From the stunning, rustic countryside to the fashion-forward, cosmopolitan cities, it’s not surprising that Brits are preparing in their thousands to cross the channel and take in the sunshine and scenery. So with travel and your authentic French cottage booked, how can you best prepare to have the perfect family holiday?
In our last France Fan Club post we introduced you to Selena Hay, who hit the road with her family to enjoy a week in Normandy. She, along with Louise Bull, Pam Stace and Jayne Lewis, took part in our Holiday Happiness Challenge with their families, revealing the highs and occasional lows that are part and parcel of a family break together.
Now the families have had chance to unpack and sort out their holiday photos, we’ve caught up with them for their top tips and advice on how to have the ultimate relaxing break.
So forget all your worries, forget all your cares and get more out of your travels. Here’s how:
- 75 per cent of holidaymakers who are planning to drive abroad find packing the car stressful. Make sure you do your research well in advance so you’re not caught short and note the recent introduction of breathalysers that anyone driving in France from July onwards will be required to carry. For details on what you will need to legally drive in France check here:http://bit.ly/KphoHw.
- One in four people find trying check in at the airport on time the most stressful part of their holiday. Make a schedule for your departure day and don’t forget to factor in extra time to account for traffic delays or the unexpected. There’s no such thing as being too organised!
- Navigating abroad is one of the most likely causes for rifts in relationships whilst on holiday. Sometimes investing in a reliable Sat Nav really is worth it!
- Catering for different age groups and tastes can be a challenge. A self-catering break offers the freedom and flexibility to visit restaurants or cook at home to suit your mood, which helped 50 per cent of families keep the peace when choosing a menu.
- A turn in the weather is the biggest turn off for holidaymakers. So don’t rely on it! Take a guidebook and have a couple of indoor activities in mind for rainy days. France is home to some of Europe’s best museums, galleries and cultural attractions, so there is something to keep everyone busy.

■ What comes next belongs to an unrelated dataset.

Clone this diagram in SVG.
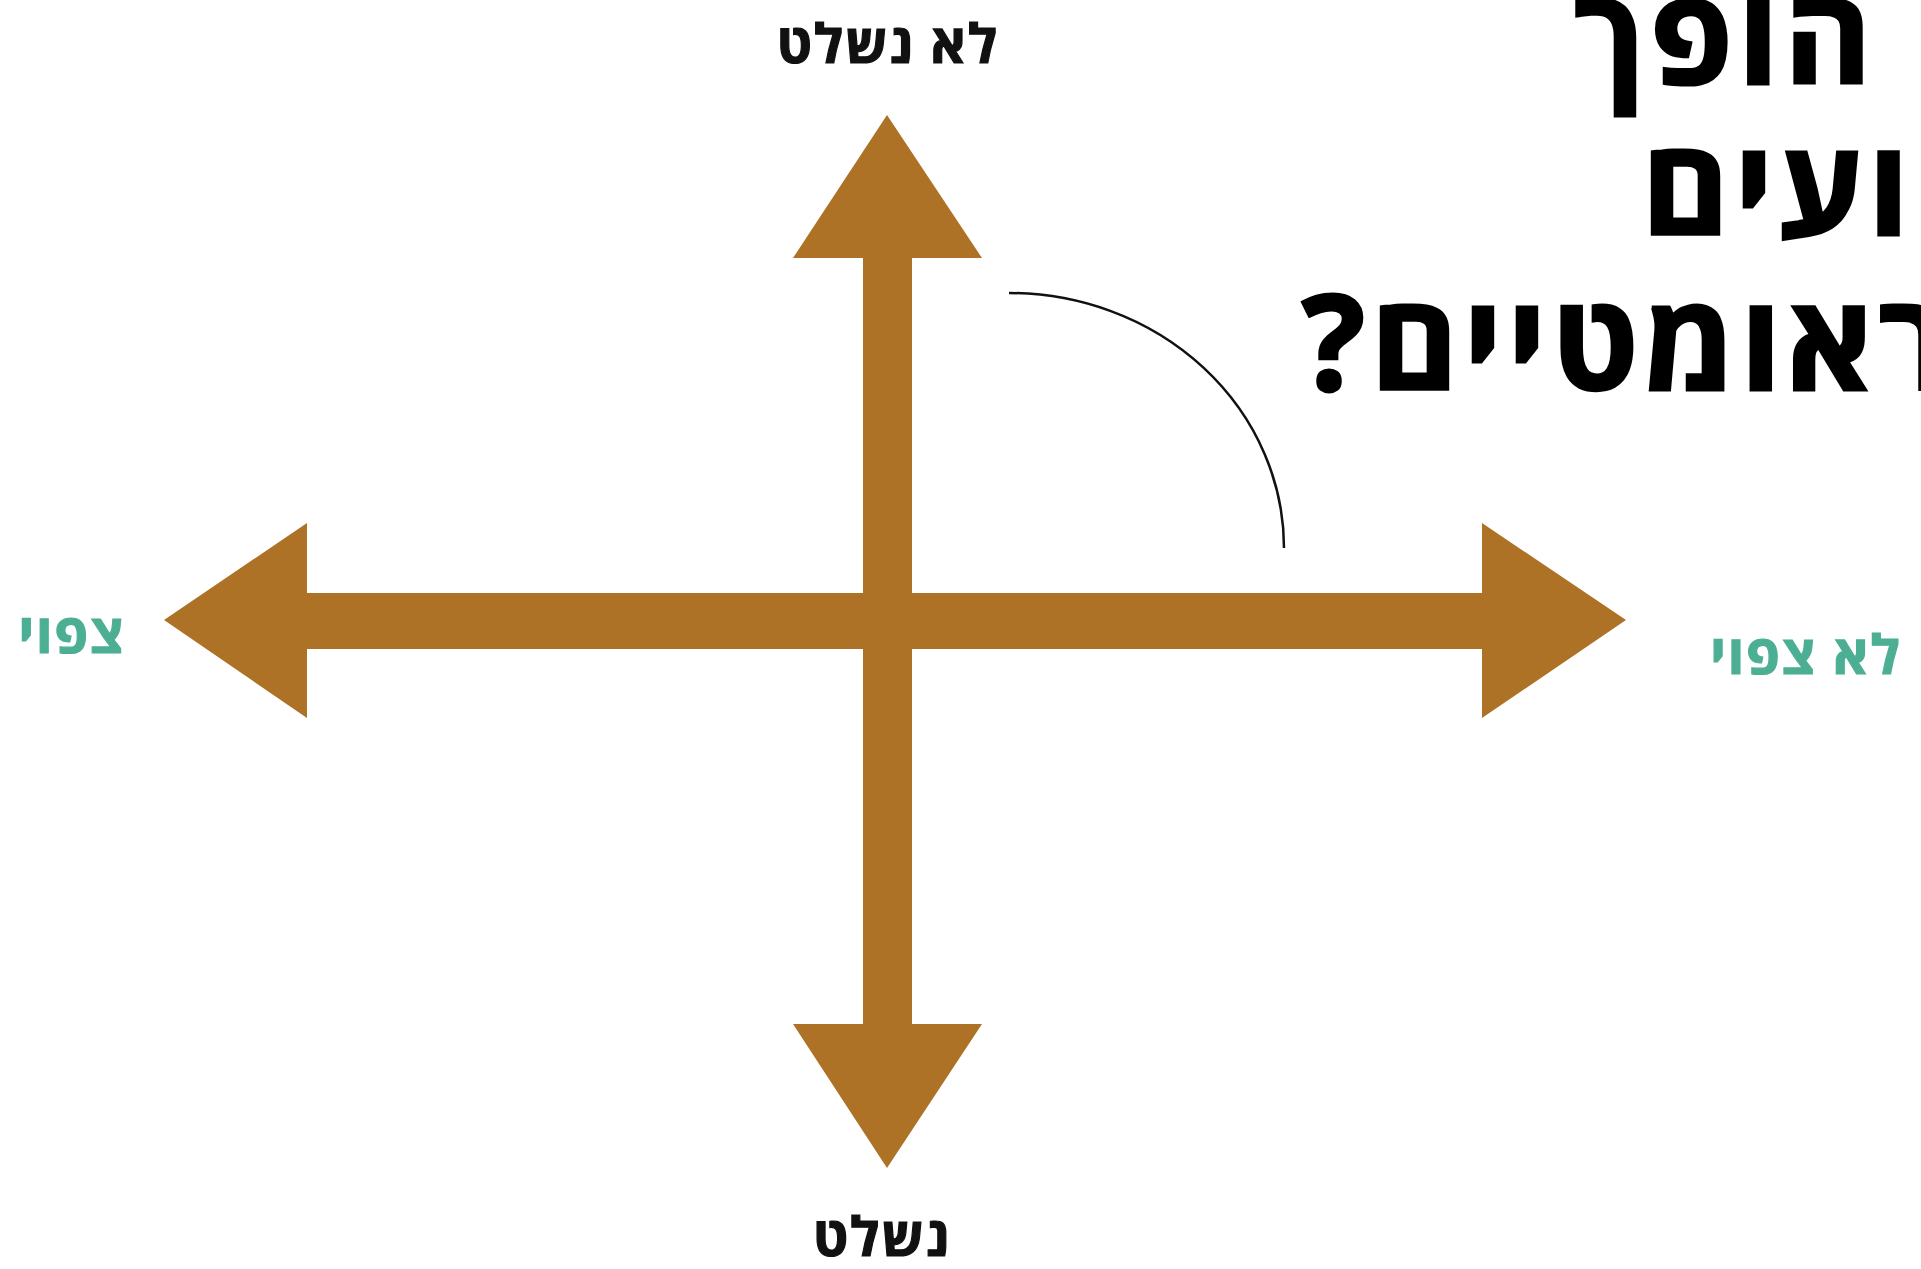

- Whether your choose to drive door to door or pick up a car hire on arrival, having a car really is the easiest way to discover rural France. However, securing the return of a car hire deposit causes stress among 1 in 4 holidaymakers using this service. It’s not a guarantee, but it’s surprising how a quick clean up can instantly improve first impressions – always try to hand over the car as you would expect to receive it and you stand the best chance of receiving your full deposit back.
- Packing and travelling on the way home is considered much less stressful than when setting off. Avoid last minute panic packing and get in the holiday mind set from the start, remember your trip is supposed to be a thing of leisure, so leave enough time to do the essentials at a relaxing pace.
- Every region in France has something different to offer. Read reviews so you know which areas will suit your interests best and don’t forget it’s worth exploring the surrounding areas to get know the country a little better.
- The Eurotunnel has been voted the least stressful way to cross the channel – give it a go next time you head to France. Passengers and those travelling by car can catch a crossing from Dover to Calais, while those using the UK rail network might find the high-speed Eurostar from London St Pancras to Paris more convenient.
- Kids can be stressful! Sorry, there’s not much we can do to help you avoid the moans and groans coming from the kids, so plan a few activities to suit different age groups, and pack a couple of family games such as garden Jenga to keep spirits playful.